• **What is required**
Every line of the data must be copied exactly.

• **Data extract**
###

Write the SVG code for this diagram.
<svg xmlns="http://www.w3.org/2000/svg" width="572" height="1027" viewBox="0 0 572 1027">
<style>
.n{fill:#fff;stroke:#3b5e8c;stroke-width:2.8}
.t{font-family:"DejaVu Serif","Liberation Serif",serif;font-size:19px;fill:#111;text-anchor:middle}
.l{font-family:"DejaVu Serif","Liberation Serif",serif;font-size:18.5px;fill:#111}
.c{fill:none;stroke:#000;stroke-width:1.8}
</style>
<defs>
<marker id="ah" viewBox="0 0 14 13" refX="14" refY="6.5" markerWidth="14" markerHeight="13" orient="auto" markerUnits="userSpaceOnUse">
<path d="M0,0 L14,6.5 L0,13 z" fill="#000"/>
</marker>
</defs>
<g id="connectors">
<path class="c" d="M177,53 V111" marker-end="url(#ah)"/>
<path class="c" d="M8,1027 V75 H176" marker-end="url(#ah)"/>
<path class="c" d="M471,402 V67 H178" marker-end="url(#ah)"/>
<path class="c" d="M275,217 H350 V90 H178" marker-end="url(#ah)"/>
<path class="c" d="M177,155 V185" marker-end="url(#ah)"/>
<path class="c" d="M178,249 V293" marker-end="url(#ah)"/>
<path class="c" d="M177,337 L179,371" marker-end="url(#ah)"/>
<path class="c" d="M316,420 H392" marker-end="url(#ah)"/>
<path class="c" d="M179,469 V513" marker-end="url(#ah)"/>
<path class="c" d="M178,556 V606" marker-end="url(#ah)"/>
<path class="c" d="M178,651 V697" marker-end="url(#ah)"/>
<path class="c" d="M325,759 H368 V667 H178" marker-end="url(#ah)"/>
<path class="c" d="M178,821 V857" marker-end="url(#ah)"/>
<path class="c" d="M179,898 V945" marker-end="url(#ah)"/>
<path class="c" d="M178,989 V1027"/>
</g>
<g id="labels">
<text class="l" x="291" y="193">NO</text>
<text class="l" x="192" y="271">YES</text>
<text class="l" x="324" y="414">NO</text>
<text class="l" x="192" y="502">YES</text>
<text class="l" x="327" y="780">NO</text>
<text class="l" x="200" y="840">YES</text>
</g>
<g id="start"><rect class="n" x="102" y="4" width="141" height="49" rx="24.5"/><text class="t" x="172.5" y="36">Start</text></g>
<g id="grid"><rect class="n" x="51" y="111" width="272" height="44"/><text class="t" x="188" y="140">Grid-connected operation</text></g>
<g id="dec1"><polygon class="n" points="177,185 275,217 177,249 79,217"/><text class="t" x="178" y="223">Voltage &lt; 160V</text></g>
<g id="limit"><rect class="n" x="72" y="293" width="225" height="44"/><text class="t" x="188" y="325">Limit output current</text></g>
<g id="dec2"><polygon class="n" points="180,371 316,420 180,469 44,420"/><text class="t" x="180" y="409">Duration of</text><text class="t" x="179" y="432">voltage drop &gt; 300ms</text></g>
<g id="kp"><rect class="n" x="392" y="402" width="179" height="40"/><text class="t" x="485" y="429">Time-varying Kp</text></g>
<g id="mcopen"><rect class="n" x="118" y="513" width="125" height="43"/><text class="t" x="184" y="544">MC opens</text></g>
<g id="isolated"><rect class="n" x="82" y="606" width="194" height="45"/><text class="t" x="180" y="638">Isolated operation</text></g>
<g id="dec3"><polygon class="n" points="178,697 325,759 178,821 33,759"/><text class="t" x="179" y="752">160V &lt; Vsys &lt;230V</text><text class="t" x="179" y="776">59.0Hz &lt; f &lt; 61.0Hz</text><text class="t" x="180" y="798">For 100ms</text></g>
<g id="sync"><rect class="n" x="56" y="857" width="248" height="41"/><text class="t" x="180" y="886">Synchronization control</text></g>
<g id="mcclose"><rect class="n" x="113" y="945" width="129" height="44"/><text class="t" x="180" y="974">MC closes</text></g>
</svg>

###

• **Exercise output**
Write the SVG code for this diagram.
<svg xmlns="http://www.w3.org/2000/svg" width="572" height="1027" viewBox="0 0 572 1027">
<style>
.n{fill:#fff;stroke:#3b5e8c;stroke-width:2.8}
.t{font-family:"DejaVu Serif","Liberation Serif",serif;font-size:19px;fill:#111;text-anchor:middle}
.l{font-family:"DejaVu Serif","Liberation Serif",serif;font-size:18.5px;fill:#111}
.c{fill:none;stroke:#000;stroke-width:1.8}
</style>
<defs>
<marker id="ah" viewBox="0 0 14 13" refX="14" refY="6.5" markerWidth="14" markerHeight="13" orient="auto" markerUnits="userSpaceOnUse">
<path d="M0,0 L14,6.5 L0,13 z" fill="#000"/>
</marker>
</defs>
<g id="connectors">
<path class="c" d="M177,53 V111" marker-end="url(#ah)"/>
<path class="c" d="M8,1027 V75 H176" marker-end="url(#ah)"/>
<path class="c" d="M471,402 V67 H178" marker-end="url(#ah)"/>
<path class="c" d="M275,217 H350 V90 H178" marker-end="url(#ah)"/>
<path class="c" d="M177,155 V185" marker-end="url(#ah)"/>
<path class="c" d="M178,249 V293" marker-end="url(#ah)"/>
<path class="c" d="M177,337 L179,371" marker-end="url(#ah)"/>
<path class="c" d="M316,420 H392" marker-end="url(#ah)"/>
<path class="c" d="M179,469 V513" marker-end="url(#ah)"/>
<path class="c" d="M178,556 V606" marker-end="url(#ah)"/>
<path class="c" d="M178,651 V697" marker-end="url(#ah)"/>
<path class="c" d="M325,759 H368 V667 H178" marker-end="url(#ah)"/>
<path class="c" d="M178,821 V857" marker-end="url(#ah)"/>
<path class="c" d="M179,898 V945" marker-end="url(#ah)"/>
<path class="c" d="M178,989 V1027"/>
</g>
<g id="labels">
<text class="l" x="291" y="193">NO</text>
<text class="l" x="192" y="271">YES</text>
<text class="l" x="324" y="414">NO</text>
<text class="l" x="192" y="502">YES</text>
<text class="l" x="327" y="780">NO</text>
<text class="l" x="200" y="840">YES</text>
</g>
<g id="start"><rect class="n" x="102" y="4" width="141" height="49" rx="24.5"/><text class="t" x="172.5" y="36">Start</text></g>
<g id="grid"><rect class="n" x="51" y="111" width="272" height="44"/><text class="t" x="188" y="140">Grid-connected operation</text></g>
<g id="dec1"><polygon class="n" points="177,185 275,217 177,249 79,217"/><text class="t" x="178" y="223">Voltage &lt; 160V</text></g>
<g id="limit"><rect class="n" x="72" y="293" width="225" height="44"/><text class="t" x="188" y="325">Limit output current</text></g>
<g id="dec2"><polygon class="n" points="180,371 316,420 180,469 44,420"/><text class="t" x="180" y="409">Duration of</text><text class="t" x="179" y="432">voltage drop &gt; 300ms</text></g>
<g id="kp"><rect class="n" x="392" y="402" width="179" height="40"/><text class="t" x="485" y="429">Time-varying Kp</text></g>
<g id="mcopen"><rect class="n" x="118" y="513" width="125" height="43"/><text class="t" x="184" y="544">MC opens</text></g>
<g id="isolated"><rect class="n" x="82" y="606" width="194" height="45"/><text class="t" x="180" y="638">Isolated operation</text></g>
<g id="dec3"><polygon class="n" points="178,697 325,759 178,821 33,759"/><text class="t" x="179" y="752">160V &lt; Vsys &lt;230V</text><text class="t" x="179" y="776">59.0Hz &lt; f &lt; 61.0Hz</text><text class="t" x="180" y="798">For 100ms</text></g>
<g id="sync"><rect class="n" x="56" y="857" width="248" height="41"/><text class="t" x="180" y="886">Synchronization control</text></g>
<g id="mcclose"><rect class="n" x="113" y="945" width="129" height="44"/><text class="t" x="180" y="974">MC closes</text></g>
</svg>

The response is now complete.